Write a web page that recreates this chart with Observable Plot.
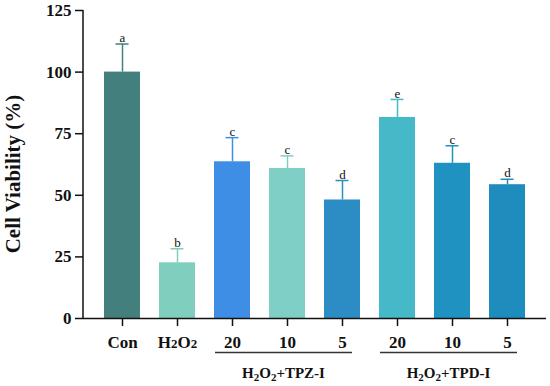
<!DOCTYPE html>
<html>
<head>
<meta charset="utf-8">
<script src="https://cdn.jsdelivr.net/npm/d3@7"></script>
<script src="https://cdn.jsdelivr.net/npm/@observablehq/plot@0.6"></script>
<style>
  body { margin: 0; background: #fff; }
  #chart svg, #chart svg text { font-family: 'Liberation Serif', 'Times New Roman', serif !important; }
</style>
</head>
<body>
<div id="chart"></div>
<script>
const categories = ["Con", "H2O2", "TPZ20", "TPZ10", "TPZ5", "TPD20", "TPD10", "TPD5"];
const tickLabels = ["Con", "H2O2", "20", "10", "5", "20", "10", "5"];
const means = [100, 22.6, 63.6, 60.9, 48.1, 81.6, 63.0, 54.3];
const errors = [11.4, 5.7, 9.8, 5.1, 7.9, 7.3, 7.1, 2.2];
const letters = ["a", "b", "c", "c", "d", "e", "c", "d"];
const colors = ["#437f7c", "#80cfbe", "#3f8ee6", "#80cfc6", "#2c8dc5", "#45b9c8", "#1f92c2", "#1f8cbe"];
const yTicks = [0, 25, 50, 75, 100, 125];
const groupLabels = ["TPZ-I", "TPD-I"];
const groupFirst = ["TPZ20", "TPD20"];
const groupLast = ["TPZ5", "TPD5"];

const data = categories.map((c, i) => ({
  cat: c, mean: means[i], top: means[i] + errors[i], letter: letters[i], color: colors[i]
}));

const serif = "'Liberation Serif', serif";

const plot = Plot.plot({
  width: 550,
  height: 386,
  marginLeft: 83,
  marginRight: 4,
  marginTop: 10,
  marginBottom: 68,
  style: { fontFamily: serif, background: "#fff" },
  x: { domain: categories, padding: 0.35, label: null },
  y: { domain: [0, 125], label: null },
  marks: [
    Plot.barY(data, { x: "cat", y: "mean", fill: "color" }),
    Plot.ruleX(data, { x: "cat", y1: "mean", y2: "top", stroke: "color", strokeWidth: 1.5 }),
    Plot.tickY(data, { x: "cat", y: "top", stroke: "color", strokeWidth: 1.5, insetLeft: 11.5, insetRight: 11.5 }),
    Plot.text(data, { x: "cat", y: "top", text: "letter", dy: -6, fontSize: 13, fill: "#111", fontFamily: serif }),
    Plot.ruleY([0], { stroke: "#111", strokeWidth: 1.5 }),
    Plot.axisX({ tickSize: 8, tickPadding: 9, tickFormat: (d) => tickLabels[categories.indexOf(d)], fontSize: 17, fontWeight: "bold", fontFamily: serif, strokeWidth: 1.5, color: "#111", label: null }),
    Plot.axisY({ ticks: yTicks, tickSize: 8, tickPadding: 4, fontSize: 17, fontWeight: "bold", fontFamily: serif, strokeWidth: 1.5, color: "#111", label: null })
  ]
});

const svg = d3.select(plot);
const xs = plot.scale("x");
const ys = plot.scale("y");
const bw = xs.bandwidth;
const x0 = 83;
svg.append("line")
  .attr("x1", x0).attr("x2", x0)
  .attr("y1", ys.apply(0)).attr("y2", ys.apply(125))
  .attr("stroke", "#111").attr("stroke-width", 1.5);

// smaller "2"s in the H2O2 tick label
svg.selectAll("text").each(function() {
  if (this.textContent === "H2O2") {
    const el = d3.select(this);
    el.text("");
    el.append("tspan").text("H");
    el.append("tspan").text("2").attr("font-size", 13);
    el.append("tspan").text("O");
    el.append("tspan").text("2").attr("font-size", 13);
  }
});

// Y axis title
svg.append("text")
  .attr("transform", `translate(20,${(ys.apply(0) + ys.apply(125)) / 2 + 10}) rotate(-90)`)
  .attr("text-anchor", "middle")
  .attr("font-family", serif)
  .attr("font-weight", "bold").attr("font-size", 21).attr("fill", "#111")
  .text("Cell Viability (%)");

groupLabels.forEach((g, i) => {
  const a = xs.apply(groupFirst[i]) + 1;
  const b = xs.apply(groupLast[i]) + bw - 8;
  svg.append("line")
    .attr("x1", a).attr("x2", b)
    .attr("y1", 352.5).attr("y2", 352.5)
    .attr("stroke", "#333").attr("stroke-width", 1.5);
  const t = svg.append("text")
    .attr("x", (a + b) / 2).attr("y", 378)
    .attr("text-anchor", "middle")
    .attr("font-family", serif)
    .attr("font-weight", "bold").attr("font-size", 15).attr("fill", "#111");
  t.append("tspan").text("H");
  t.append("tspan").text("2").attr("font-size", 11).attr("dy", 3);
  t.append("tspan").text("O").attr("dy", -3);
  t.append("tspan").text("2").attr("font-size", 11).attr("dy", 3);
  t.append("tspan").text("+" + g).attr("dy", -3);
});

document.getElementById("chart").appendChild(plot);
</script>
</body>
</html>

» **Task description**: Find the word "chart" in the material, then list each line that holds it.

» **Answer below**:
Write a web page that recreates this chart with Observable Plot.
  #chart svg, #chart svg text { font-family: 'Liberation Serif', 'Times New Roman', serif !important; }
<div id="chart"></div>
document.getElementById("chart").appendChild(plot);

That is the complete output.